[Univ of Cambridge]alt[Dept of Engineering]

MIL Speech Seminars 2005-2006

The MIL Speech Seminar series schedule for Easter Term 2006 is as follows:

8th May 2006 Jason Williams (MIL PhD) Using Partially-Observable Markov Decision Processes for Spoken Dialogue Management In a spoken dialog system, the role of the dialog manager is to decide what actions to take over time to help a user achieve their goal. This task is difficult in large part because speech recognition errors are common, introducing uncertainty in the current state of the conversation. In our research, we seek to model this uncertainty explicitly, and to apply machine learning techniques to generate dialog managers that cope with this uncertainty. Partially Observable Markov Decision Process, or POMDPs, present an attractive framework in this pursuit. In this talk, a method for formulating a dialog manager as a POMDP is presented.

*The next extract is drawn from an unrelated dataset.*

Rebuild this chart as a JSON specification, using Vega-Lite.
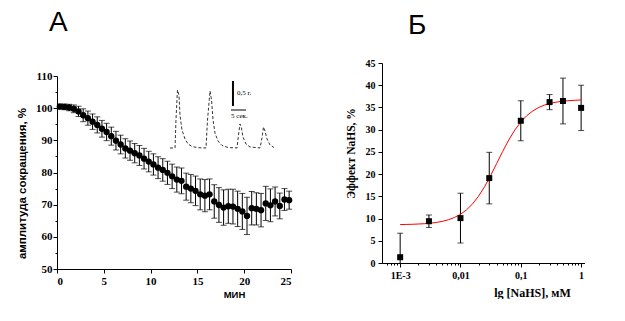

In the first part of the talk the motivation for the POMDP approach is discussed. By factoring the elements of the POMDP, a model of user behavior and speech recognition errors are directly incorporated. Results show that, on a small dialog management task, the POMDP approach outperforms a typical baseline from the literature. To date, POMDPs for dialog management have scaled poorly, and have been limited to artificially small "toy" problems. In the second part of the talk, a novel approach - called "Composite Summary point-based value iteration" - is presented, which scales POMDPs to handle slot-based dialog management problems of a realistic size. The technique is evaluated with a user model estimated from real dialog data, and results demonstrate the operation and scalability of the method.
31st May 2006 Kai Yu (MIL PhD) Unsupervised Bayesian Adaptation on Adaptively Trained Systems As the use of non-homogeneous data, such as telephone conversational speech, increases, more and more systems are built using adaptive training. A canonical model is used to represent the "pure" speech variability and a set of transforms are employed to represent the unwanted acoustic variabilities, e.g. speaker and acoustic environment changes. During adaptation and recognition, the canonical model must be adapted by transforms estimated using test-domain specific data before being used for decoding. However, in unsupervised adaptation, where no correct transcription is available for supervision data, transforms reflecting non-speech variabilities of test domain can not be generated before decoding. The direct use of the canonical model becomes a problem. This talk introduces a Bayesian framework for unsupervised adaptation on adaptively trained systems. Within this framework, transform parameters are assumed to be random and the prior distribution of transform parameters obtained in training will be used to "adapt" the canonical model. Then, the marginal likelihood of each possible hypothesis sequence is used for inference, which is calculated as an integral over the transform prior distribution. This Bayesian integral is intractable, hence approximations are required. Two types of schemes, lower bound approximation and direct approximation, are discussed in detail. An efficient recursive formula for incremental Bayesian adaptation is also derived for the lower bound approximation. Experiments were performed on a telephone conversational speech recognition task in both batch and incremental modes. It batch adaptation with very limited data, using a non-point transform distribution significantly outperformed other Bayesian approaches. The incremental adaptation experiment showed that with more adaptation data available, the point estimate of transforms became reasonable and close to non-point transform distributions. Similar trends were observed for both ML and discriminative adaptively trained systems. However, the gains on discriminative systems were less due to the use of a ML transform prior distribution.